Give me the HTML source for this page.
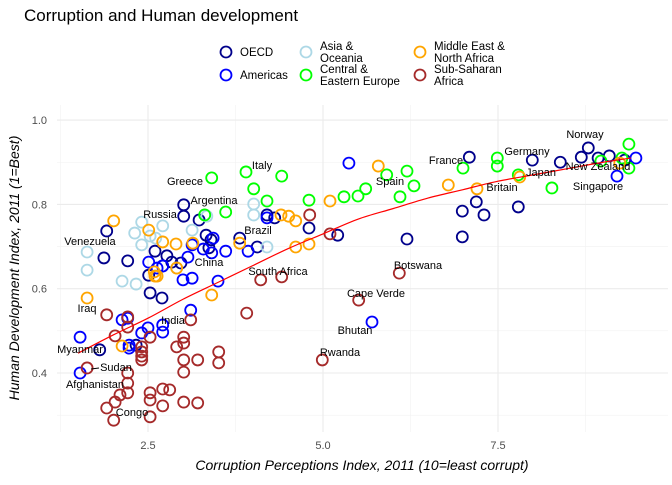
<!DOCTYPE html>
<html><head><meta charset="utf-8"><style>
body{margin:0;background:#fff;font-family:"Liberation Sans",sans-serif;}
svg text{font-family:"Liberation Sans",sans-serif;}
</style></head><body>
<svg id="chart" width="672" height="480" xmlns="http://www.w3.org/2000/svg">
<text x="24" y="21" font-size="17" fill="#000">Corruption and Human development</text>
<g id="legend"></g>
<g id="grid"></g>
<g id="points"></g>
<g id="labels"></g>
<text x="362" y="470" font-size="14" font-style="italic" text-anchor="middle">Corruption Perceptions Index, 2011 (10=least corrupt)</text>
<text transform="translate(19,268) rotate(-90)" font-size="14" font-style="italic" text-anchor="middle">Human Development Index, 2011 (1=Best)</text>
</svg>
<script>
const regions=["OECD","Americas","Asia & Oceania","Central & Eastern Europe","Middle East & North Africa","Sub-Saharan Africa"];
const regionColors=["#00008B","#0000FF","#ADD8E6","#00FF00","#FFA500","#A52A2A"];
const oecdX=[1.91,3.01,3.01,3.23,3.33,3.4,3.37,3.81,4.06,4.31,4.2,4.8,5.21,6.2,6.99,6.99,7.19,7.3,7.09,7.79,7.99,8.39,8.69,8.79,8.93,9.09,9.31,1.87,2.21,2.51,2.53,2.7,2.71,2.84,2.6,2.77,2.33,1.81,2.97];
const oecdY=[.737,.799,.772,.763,.727,.716,.697,.72,.699,.768,.775,.744,.727,.718,.723,.784,.806,.775,.912,.794,.905,.9,.912,.934,.91,.915,.905,.673,.666,.632,.59,.578,.654,.663,.689,.678,.466,.455,.661];
const amerX=[1.53,1.53,2.13,2.21,2.23,2.23,2.41,2.5,2.71,2.71,3.11,2.51,2.63,2.71,3.0,3.13,3.5,3.13,3.29,3.41,3.61,3.93,4.2,5.37,5.7,9.2,9.47,3.43,3.07];
const amerY=[.4,.485,.526,.53,.466,.459,.495,.507,.514,.497,.549,.663,.649,.654,.621,.625,.618,.704,.694,.685,.689,.689,.768,.898,.521,.867,.91,.72,.675];
const asiaX=[1.63,1.63,2.13,2.33,2.41,2.71,2.31,2.41,3.13,4.01,4.01,4.2,3.34,2.61,2.91,2.53];
const asiaY=[.687,.644,.618,.611,.758,.749,.732,.704,.739,.801,.775,.699,.772,.72,.649,.725];
const ceeX=[3.41,3.9,4.41,4.01,4.2,4.8,3.61,3.31,5.3,5.5,5.61,5.91,6.1,6.3,6.2,7.0,7.49,7.49,7.79,8.27,8.97,9.27,9.37,9.37];
const ceeY=[.863,.877,.867,.837,.808,.81,.782,.775,.818,.82,.837,.87,.818,.844,.879,.886,.91,.891,.87,.839,.903,.91,.886,.943];
const menaX=[1.63,2.01,2.51,2.59,2.9,2.6,3.14,2.91,2.63,3.41,2.13,3.81,4.51,4.61,4.8,4.61,5.1,4.4,5.79,6.79,7.2,7.81,2.71,9.24];
const menaY=[.578,.761,.739,.64,.706,.63,.708,.649,.63,.585,.464,.708,.772,.699,.706,.761,.808,.775,.891,.846,.837,.865,.711,.898];
const ssaX=[1.91,2.21,2.21,2.03,2.53,2.41,2.41,2.41,2.41,3.01,3.01,2.91,3.21,3.01,3.01,3.51,3.51,3.11,3.91,2.21,2.21,2.21,2.1,2.03,1.91,2.01,2.53,2.53,2.71,2.81,2.71,3.01,3.21,2.53,1.63,4.11,4.41,5.1,4.81,5.51,6.09,4.99];
const ssaY=[.538,.533,.509,.488,.485,.462,.45,.44,.431,.485,.471,.462,.431,.431,.402,.45,.424,.526,.542,.4,.376,.353,.348,.331,.317,.288,.353,.336,.362,.36,.322,.331,.329,.296,.412,.621,.628,.73,.775,.573,.637,.431];
const trendX=[1.5,2,2.5,3,3.5,4,4.5,5,5.5,6,6.5,7,7.5,8,8.5,9,9.4];
const trendY=[.447,.49,.53,.575,.615,.655,.695,.73,.765,.79,.815,.835,.855,.87,.885,.9,.91];
const xTicks=[2.5,5.0,7.5];
const xTickLabels=["2.5","5.0","7.5"];
const yTicks=[0.4,0.6,0.8,1.0];
const yTickLabels=["0.4","0.6","0.8","1.0"];
const labelNames=["Norway","Germany","France","Japan","New Zealand","Singapore","Britain","Spain","Italy","Greece","Argentina","Russia","Brazil","Venezuela","China","South Africa","Botswana","Cape Verde","Iraq","India","Bhutan","Rwanda","Myanmar","Sudan","Afghanistan","Congo"];
const labelPos=[[585,138],[527,155],[446,164],[541,176],[598,170],[598,190],[502,191],[390,185],[262,169],[185,185],[214,204],[160,218],[258,234],[90,245],[209,266],[278,275],[418,269],[376,297],[87,312],[173,324],[355,334],[340,356],[80,353],[116,371],[95,388],[132,416]];

const NS="http://www.w3.org/2000/svg";
const L=57,R=668,T=105,B=432;
const xs=v=>148+(v-2.5)*70;
const ys=v=>373-(v-0.4)*421.5;
function mk(tag,attrs,parent){const e=document.createElementNS(NS,tag);for(const k in attrs)e.setAttribute(k,attrs[k]);parent.appendChild(e);return e;}
const grid=document.getElementById('grid');
[0.3,0.5,0.7,0.9].forEach(v=>{const l=mk('line',{x1:L,x2:R,y1:ys(v),y2:ys(v),stroke:'#f2f2f2','stroke-width':0.6},grid);

});
[1.25,3.75,6.25,8.75].forEach(v=>{const l=mk('line',{x1:xs(v),x2:xs(v),y1:T,y2:B,stroke:'#f2f2f2','stroke-width':0.6},grid);

});
yTicks.forEach((v,i)=>{const l=mk('line',{x1:L,x2:R,y1:ys(v),y2:ys(v),stroke:'#ebebeb','stroke-width':1.1},grid);


const t=mk('text',{x:47,y:ys(v)+4,'font-size':11,fill:'#4d4d4d','text-anchor':'end'},grid);t.textContent=yTickLabels[i];

});
xTicks.forEach((v,i)=>{const l=mk('line',{x1:xs(v),x2:xs(v),y1:T,y2:B,stroke:'#ebebeb','stroke-width':1.1},grid);


const t=mk('text',{x:xs(v),y:449,'font-size':11,fill:'#4d4d4d','text-anchor':'middle'},grid);t.textContent=xTickLabels[i];

});
const pts=document.getElementById('points');
const series=[[oecdX,oecdY],[amerX,amerY],[asiaX,asiaY],[ceeX,ceeY],[menaX,menaY],[ssaX,ssaY]];
series.forEach((s,si)=>{s[0].forEach((x,i)=>{const c=mk('circle',{cx:xs(x),cy:ys(s[1][i]),r:5.5,fill:'none',stroke:regionColors[si],'stroke-width':1.8},pts);

});});
const P=trendX.map((x,i)=>[xs(x),ys(trendY[i])]);
let d='M'+P[0][0]+','+P[0][1];
for(let i=0;i<P.length-1;i++){const p0=P[Math.max(0,i-1)],p1=P[i],p2=P[i+1],p3=P[Math.min(P.length-1,i+2)];
d+=' C'+(p1[0]+(p2[0]-p0[0])/6)+','+(p1[1]+(p2[1]-p0[1])/6)+' '+(p2[0]-(p3[0]-p1[0])/6)+','+(p2[1]-(p3[1]-p1[1])/6)+' '+p2[0]+','+p2[1];}
const tl=mk('path',{d:d,fill:'none',stroke:'#FF0000','stroke-width':1.2},pts);


const lab=document.getElementById('labels');
labelNames.forEach((n,i)=>{const t=mk('text',{x:labelPos[i][0],y:labelPos[i][1],'font-size':11,fill:'#000','text-anchor':'middle'},lab);t.textContent=n;

});
const ll=mk('line',{x1:91,y1:369,x2:99,y2:368,stroke:'#000','stroke-width':1},lab);


const leg=document.getElementById('legend');
const legItems=[[226,52,["OECD"]],[226,75,["Americas"]],[306,52,["Asia &","Oceania"]],[306,75,["Central &","Eastern Europe"]],[420,52,["Middle East &","North Africa"]],[420,75,["Sub-Saharan","Africa"]]];
legItems.forEach((it,i)=>{const g=mk('g',{},leg);


mk('circle',{cx:it[0],cy:it[1],r:5.5,fill:'none',stroke:regionColors[i],'stroke-width':1.8},g);
it[2].forEach((line,j)=>{const t=mk('text',{x:it[0]+14,y:it[1]+4+(it[2].length>1?(j-0.5)*12:0),'font-size':11.5,fill:'#000'},g);t.textContent=line;});});
</script>
</body></html>
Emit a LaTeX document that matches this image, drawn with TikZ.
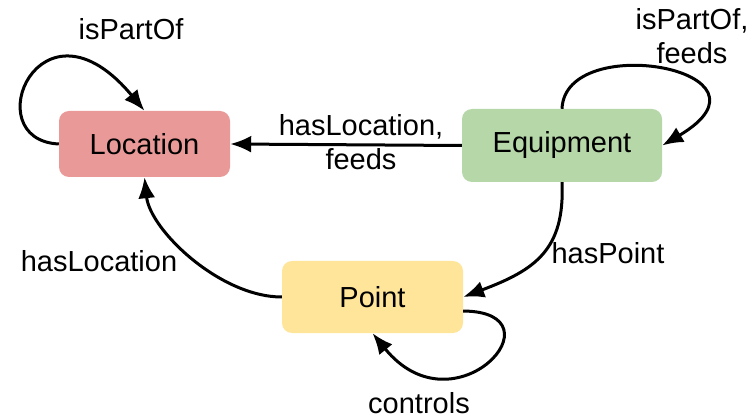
\documentclass[tikz,border=0pt]{standalone}
\usepackage{fontspec}
\setmainfont{Liberation Sans}
\usetikzlibrary{arrows.meta}
\definecolor{locred}{HTML}{EA9999}
\definecolor{equipgreen}{HTML}{B6D7A8}
\definecolor{pointyellow}{HTML}{FFE599}
\begin{document}
\begin{tikzpicture}[x=1pt, y=-1pt, class/.style={rounded corners=10pt, inner sep=0pt},
  rel/.style={line width=3pt, -{Latex[length=21pt,width=17pt]}},
  lbl/.style={align=center, inner sep=0pt}, font=\fontsize{29}{34}\selectfont]
   %Rahmen
   \useasboundingbox (0,0) rectangle (751,419);

%Klassen
\node[class, fill=locred, minimum width=171pt, minimum height=66pt] (loc) at (144.5,144) {Location};
\node[class, fill=equipgreen, minimum width=200pt, minimum height=73pt] (equip) at (562,145.5) {Equipment};
\node[class, fill=pointyellow, minimum width=181pt, minimum height=72pt] (pt) at (372.5,297) {Point};

%Beschriftungen
\node[lbl, anchor=base] (lpartloc) at (131,40) {isPartOf};
\node[lbl] (lpartequip) at (692,36) {isPartOf,\\feeds};
\node[lbl] (lequiploc) at (361,142) {hasLocation,\\feeds};
\node[lbl, anchor=base] (lhaspoint) at (608,263) {hasPoint};
\node[lbl, anchor=base] (lptloc) at (99,272) {hasLocation};
\node[lbl, anchor=base] (lcontrols) at (419,413) {controls};

%Relationen
\draw[rel] (equip.west) -- (loc.east);
\draw[rel] (loc.west) .. controls (-25,140) and (40,-15) .. (loc.north);
\draw[rel] (equip.north) .. controls (565,30) and (790,70) .. (equip.east);
\draw[rel] (equip.south) .. controls (565,250) and (535,270) .. (pt.east);
\draw[rel] (pt.west) .. controls (220,297) and (150,230) .. (loc.south);
\draw[rel] ([yshift=-14pt]pt.east) .. controls (565,312) and (455,435) .. (pt.south);
\end{tikzpicture}
\end{document}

◇ ◇ ◇ ◇

**DESCRIPTION OF THE TASK**: Copy every line of the records above that holds the word "this".

**TASK SOLUTION**:
Give me the HTML source for this page.
Emit a LaTeX document that matches this image, drawn with TikZ.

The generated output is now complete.